_Set exercise_
Starting at the top of the entries below, write out each line up to and including the one containing "siguientes idiomas, ¿Cuál". Leave the pictures out.
BEGIN Input
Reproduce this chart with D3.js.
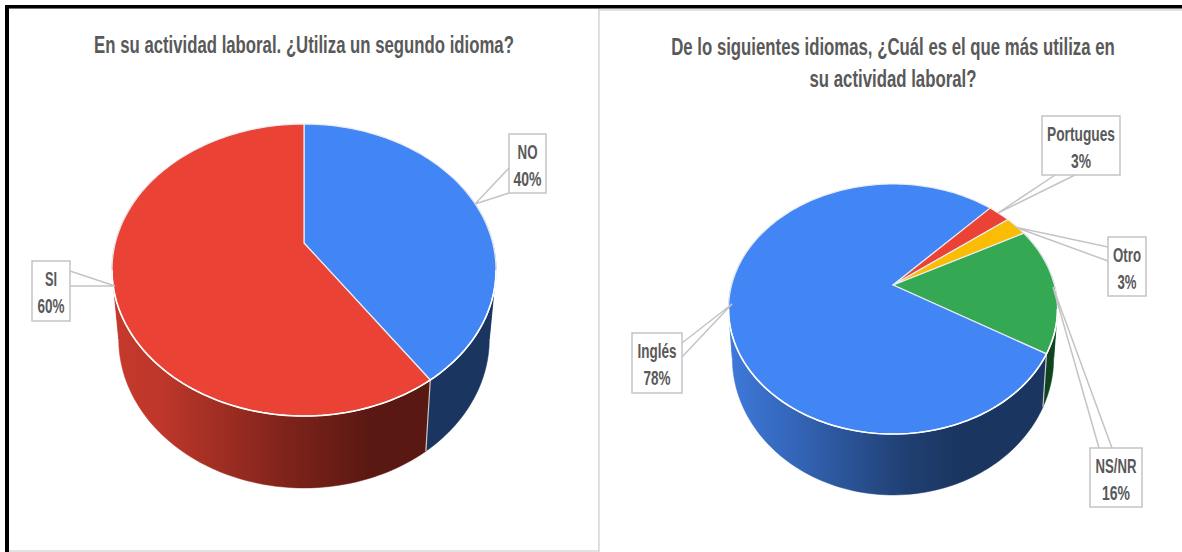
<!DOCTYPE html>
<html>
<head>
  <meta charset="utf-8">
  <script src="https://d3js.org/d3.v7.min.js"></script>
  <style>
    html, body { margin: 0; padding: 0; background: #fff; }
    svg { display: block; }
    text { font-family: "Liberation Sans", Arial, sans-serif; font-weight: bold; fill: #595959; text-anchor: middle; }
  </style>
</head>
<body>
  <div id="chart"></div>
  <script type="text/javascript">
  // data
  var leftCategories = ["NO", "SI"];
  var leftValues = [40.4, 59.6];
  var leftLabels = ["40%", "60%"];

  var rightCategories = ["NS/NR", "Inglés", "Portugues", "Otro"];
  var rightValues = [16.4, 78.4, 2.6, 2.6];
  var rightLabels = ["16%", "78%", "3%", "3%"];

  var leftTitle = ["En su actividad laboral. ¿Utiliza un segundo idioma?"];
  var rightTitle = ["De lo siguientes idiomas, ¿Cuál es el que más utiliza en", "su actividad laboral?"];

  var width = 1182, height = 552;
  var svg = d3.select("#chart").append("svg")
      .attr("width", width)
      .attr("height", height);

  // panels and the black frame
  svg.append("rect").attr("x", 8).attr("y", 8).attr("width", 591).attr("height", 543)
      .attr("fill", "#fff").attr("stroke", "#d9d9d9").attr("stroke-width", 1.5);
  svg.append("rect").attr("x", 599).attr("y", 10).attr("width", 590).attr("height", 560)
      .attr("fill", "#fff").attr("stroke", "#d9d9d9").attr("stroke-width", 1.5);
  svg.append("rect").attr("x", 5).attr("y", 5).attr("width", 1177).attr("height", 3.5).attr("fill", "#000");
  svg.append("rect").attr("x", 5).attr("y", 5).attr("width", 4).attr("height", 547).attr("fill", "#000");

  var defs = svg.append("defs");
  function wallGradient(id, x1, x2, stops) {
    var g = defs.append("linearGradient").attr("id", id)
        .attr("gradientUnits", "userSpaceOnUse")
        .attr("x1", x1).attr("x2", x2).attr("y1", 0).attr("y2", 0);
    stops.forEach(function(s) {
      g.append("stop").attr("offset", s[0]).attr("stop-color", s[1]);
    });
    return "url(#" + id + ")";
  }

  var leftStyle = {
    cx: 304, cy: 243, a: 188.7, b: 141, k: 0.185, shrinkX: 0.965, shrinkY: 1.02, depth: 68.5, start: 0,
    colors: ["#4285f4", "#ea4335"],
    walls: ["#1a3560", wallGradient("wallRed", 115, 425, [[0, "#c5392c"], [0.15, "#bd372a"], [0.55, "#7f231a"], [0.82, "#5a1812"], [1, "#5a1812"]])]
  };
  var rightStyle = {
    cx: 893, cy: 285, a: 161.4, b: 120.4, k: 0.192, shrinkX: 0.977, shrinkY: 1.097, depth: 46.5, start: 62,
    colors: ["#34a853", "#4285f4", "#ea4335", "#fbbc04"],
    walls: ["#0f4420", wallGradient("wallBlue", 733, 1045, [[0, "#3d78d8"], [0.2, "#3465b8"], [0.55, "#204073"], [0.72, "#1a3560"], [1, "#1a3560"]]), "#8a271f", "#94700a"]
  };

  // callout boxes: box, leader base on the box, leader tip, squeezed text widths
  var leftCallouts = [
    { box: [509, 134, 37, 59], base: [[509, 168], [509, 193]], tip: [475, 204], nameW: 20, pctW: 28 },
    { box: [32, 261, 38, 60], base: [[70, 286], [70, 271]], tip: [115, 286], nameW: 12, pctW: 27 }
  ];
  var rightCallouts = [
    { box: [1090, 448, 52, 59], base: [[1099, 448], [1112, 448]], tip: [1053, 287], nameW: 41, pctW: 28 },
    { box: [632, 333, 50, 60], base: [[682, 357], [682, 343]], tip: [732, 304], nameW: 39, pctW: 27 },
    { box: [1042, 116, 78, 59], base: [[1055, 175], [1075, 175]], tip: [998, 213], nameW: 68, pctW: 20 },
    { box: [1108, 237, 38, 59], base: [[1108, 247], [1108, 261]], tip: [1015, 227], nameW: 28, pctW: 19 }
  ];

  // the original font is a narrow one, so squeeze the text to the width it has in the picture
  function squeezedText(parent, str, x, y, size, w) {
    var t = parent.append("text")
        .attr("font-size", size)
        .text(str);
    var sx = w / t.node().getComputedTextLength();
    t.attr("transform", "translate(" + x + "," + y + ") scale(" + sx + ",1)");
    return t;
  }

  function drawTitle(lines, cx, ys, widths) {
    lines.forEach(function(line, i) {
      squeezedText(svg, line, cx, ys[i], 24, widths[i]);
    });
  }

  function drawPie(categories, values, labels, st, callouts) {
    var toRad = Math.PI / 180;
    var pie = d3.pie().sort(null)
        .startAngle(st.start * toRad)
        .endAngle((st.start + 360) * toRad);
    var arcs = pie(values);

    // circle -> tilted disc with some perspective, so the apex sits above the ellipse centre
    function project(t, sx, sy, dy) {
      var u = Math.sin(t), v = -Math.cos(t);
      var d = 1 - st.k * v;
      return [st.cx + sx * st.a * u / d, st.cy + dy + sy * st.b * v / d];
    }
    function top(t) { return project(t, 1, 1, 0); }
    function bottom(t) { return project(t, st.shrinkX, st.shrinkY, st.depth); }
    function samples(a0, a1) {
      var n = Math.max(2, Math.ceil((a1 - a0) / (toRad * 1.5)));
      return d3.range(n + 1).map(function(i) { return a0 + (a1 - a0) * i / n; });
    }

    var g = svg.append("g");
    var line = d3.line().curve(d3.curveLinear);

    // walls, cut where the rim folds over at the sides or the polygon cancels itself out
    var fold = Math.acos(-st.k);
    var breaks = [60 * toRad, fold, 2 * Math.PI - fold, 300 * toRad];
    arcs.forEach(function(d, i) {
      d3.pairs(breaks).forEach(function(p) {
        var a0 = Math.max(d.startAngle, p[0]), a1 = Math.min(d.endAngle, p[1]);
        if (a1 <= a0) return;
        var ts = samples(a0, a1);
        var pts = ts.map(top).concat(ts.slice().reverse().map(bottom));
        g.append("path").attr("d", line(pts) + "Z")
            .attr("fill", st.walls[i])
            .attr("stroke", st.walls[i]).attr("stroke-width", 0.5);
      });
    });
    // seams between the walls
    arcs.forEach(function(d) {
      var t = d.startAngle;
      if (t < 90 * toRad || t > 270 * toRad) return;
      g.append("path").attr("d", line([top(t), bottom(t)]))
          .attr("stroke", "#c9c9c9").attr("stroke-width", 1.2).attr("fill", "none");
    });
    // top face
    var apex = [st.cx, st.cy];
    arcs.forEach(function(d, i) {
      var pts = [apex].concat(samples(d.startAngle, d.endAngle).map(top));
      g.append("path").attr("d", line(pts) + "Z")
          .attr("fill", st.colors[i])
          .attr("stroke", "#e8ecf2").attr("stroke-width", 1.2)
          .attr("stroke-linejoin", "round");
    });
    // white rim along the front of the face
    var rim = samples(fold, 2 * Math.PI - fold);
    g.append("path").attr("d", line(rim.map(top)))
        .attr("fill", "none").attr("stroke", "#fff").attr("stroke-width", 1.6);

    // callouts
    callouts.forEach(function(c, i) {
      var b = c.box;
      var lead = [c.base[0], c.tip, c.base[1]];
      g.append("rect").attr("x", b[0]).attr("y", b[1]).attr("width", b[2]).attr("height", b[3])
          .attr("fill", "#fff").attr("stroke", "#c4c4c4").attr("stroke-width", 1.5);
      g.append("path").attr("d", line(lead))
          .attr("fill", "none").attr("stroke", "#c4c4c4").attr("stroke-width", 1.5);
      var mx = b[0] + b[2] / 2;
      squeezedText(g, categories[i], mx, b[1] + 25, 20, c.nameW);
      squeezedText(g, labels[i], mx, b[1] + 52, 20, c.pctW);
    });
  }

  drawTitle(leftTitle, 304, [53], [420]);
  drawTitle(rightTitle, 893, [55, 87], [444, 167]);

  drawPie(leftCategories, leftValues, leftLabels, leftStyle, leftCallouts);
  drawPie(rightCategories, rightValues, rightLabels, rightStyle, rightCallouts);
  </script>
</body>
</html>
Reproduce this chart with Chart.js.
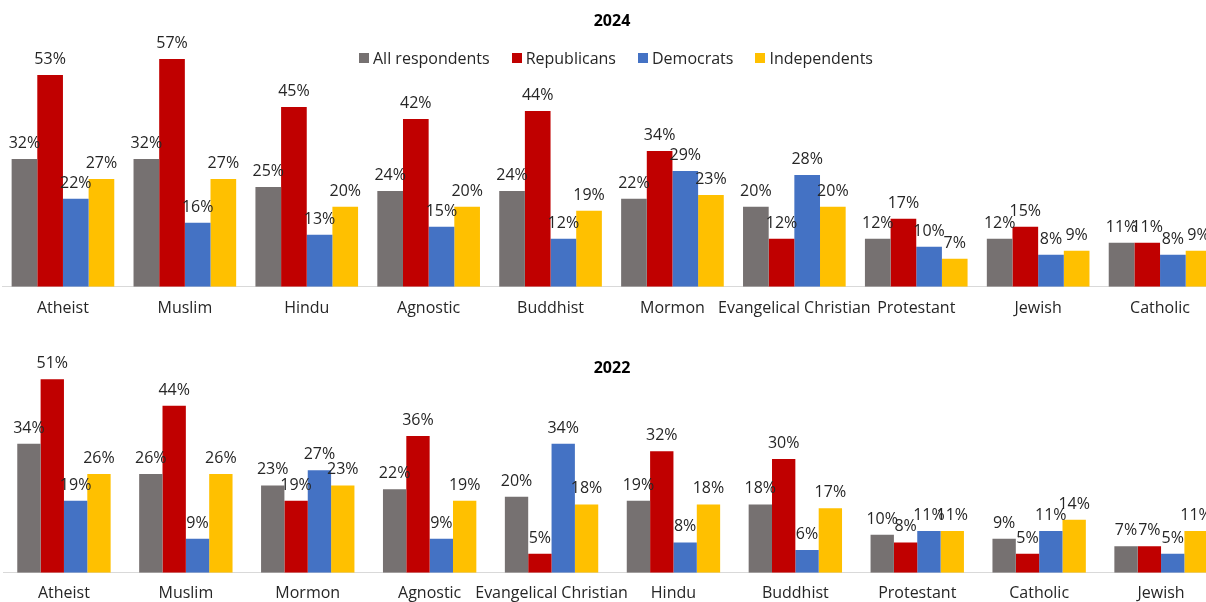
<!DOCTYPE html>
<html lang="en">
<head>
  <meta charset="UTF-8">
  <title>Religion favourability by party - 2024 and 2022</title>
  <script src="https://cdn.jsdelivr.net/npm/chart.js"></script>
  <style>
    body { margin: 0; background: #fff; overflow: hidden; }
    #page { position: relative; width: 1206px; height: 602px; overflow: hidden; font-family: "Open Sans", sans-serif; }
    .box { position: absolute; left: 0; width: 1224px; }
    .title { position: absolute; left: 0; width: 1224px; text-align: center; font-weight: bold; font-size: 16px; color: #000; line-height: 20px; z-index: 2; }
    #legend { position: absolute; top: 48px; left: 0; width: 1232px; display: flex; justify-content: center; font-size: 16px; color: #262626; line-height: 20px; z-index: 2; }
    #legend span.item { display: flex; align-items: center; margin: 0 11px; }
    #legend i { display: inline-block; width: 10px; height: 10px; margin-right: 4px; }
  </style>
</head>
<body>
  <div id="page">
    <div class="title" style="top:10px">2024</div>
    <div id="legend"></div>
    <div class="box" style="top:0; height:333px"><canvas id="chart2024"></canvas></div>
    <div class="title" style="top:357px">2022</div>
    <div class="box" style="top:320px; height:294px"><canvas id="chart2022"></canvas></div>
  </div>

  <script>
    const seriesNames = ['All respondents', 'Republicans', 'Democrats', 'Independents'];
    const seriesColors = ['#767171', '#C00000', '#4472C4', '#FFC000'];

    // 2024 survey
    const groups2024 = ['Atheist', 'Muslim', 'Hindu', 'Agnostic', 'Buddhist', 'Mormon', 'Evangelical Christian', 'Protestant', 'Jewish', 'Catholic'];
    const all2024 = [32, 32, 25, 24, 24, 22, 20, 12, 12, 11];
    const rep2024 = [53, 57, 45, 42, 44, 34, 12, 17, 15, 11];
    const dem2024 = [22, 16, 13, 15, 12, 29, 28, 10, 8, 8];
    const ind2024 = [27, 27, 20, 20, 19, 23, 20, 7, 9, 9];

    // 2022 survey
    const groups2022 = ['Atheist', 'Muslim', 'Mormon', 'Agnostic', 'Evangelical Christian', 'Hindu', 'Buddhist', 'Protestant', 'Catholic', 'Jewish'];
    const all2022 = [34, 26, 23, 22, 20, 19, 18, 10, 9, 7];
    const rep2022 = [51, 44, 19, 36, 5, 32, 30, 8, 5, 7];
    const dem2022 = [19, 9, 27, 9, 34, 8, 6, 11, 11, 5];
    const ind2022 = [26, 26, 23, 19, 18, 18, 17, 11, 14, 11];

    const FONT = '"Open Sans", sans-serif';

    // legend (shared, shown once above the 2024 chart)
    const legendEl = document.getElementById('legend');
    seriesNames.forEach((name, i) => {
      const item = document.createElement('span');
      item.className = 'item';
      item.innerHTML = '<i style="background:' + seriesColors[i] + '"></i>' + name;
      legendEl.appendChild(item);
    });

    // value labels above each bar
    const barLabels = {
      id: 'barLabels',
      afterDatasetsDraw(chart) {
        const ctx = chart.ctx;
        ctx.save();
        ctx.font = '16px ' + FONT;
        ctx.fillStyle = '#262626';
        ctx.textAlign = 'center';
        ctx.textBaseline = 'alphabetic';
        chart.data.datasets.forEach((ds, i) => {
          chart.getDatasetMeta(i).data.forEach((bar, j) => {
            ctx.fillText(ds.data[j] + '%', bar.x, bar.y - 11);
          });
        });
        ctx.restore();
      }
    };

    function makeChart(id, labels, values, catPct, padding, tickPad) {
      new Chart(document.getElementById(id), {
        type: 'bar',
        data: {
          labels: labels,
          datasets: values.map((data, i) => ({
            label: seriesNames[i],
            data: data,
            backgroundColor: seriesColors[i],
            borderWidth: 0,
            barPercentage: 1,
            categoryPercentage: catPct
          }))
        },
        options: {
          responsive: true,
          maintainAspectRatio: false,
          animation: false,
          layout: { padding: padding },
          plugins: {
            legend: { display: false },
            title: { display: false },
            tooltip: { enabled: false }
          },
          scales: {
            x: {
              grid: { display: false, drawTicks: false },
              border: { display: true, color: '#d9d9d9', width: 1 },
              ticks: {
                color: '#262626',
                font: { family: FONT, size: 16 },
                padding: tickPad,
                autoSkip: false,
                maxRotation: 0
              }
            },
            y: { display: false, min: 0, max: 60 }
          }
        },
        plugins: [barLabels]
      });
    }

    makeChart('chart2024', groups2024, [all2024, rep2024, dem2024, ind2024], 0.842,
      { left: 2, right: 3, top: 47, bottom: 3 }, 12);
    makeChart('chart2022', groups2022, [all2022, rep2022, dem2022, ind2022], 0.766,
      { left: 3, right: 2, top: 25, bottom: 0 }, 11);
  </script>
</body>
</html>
END Input
_The reply_
Reproduce this chart with D3.js.
<!DOCTYPE html>
<html>
<head>
  <meta charset="utf-8">
  <script src="https://d3js.org/d3.v7.min.js"></script>
  <style>
    html, body { margin: 0; padding: 0; background: #fff; }
    svg { display: block; }
    text { font-family: "Liberation Sans", Arial, sans-serif; font-weight: bold; fill: #595959; text-anchor: middle; }
  </style>
</head>
<body>
  <div id="chart"></div>
  <script type="text/javascript">
  // data
  var leftCategories = ["NO", "SI"];
  var leftValues = [40.4, 59.6];
  var leftLabels = ["40%", "60%"];

  var rightCategories = ["NS/NR", "Inglés", "Portugues", "Otro"];
  var rightValues = [16.4, 78.4, 2.6, 2.6];
  var rightLabels = ["16%", "78%", "3%", "3%"];

  var leftTitle = ["En su actividad laboral. ¿Utiliza un segundo idioma?"];
  var rightTitle = ["De lo siguientes idiomas, ¿Cuál es el que más utiliza en", "su actividad laboral?"];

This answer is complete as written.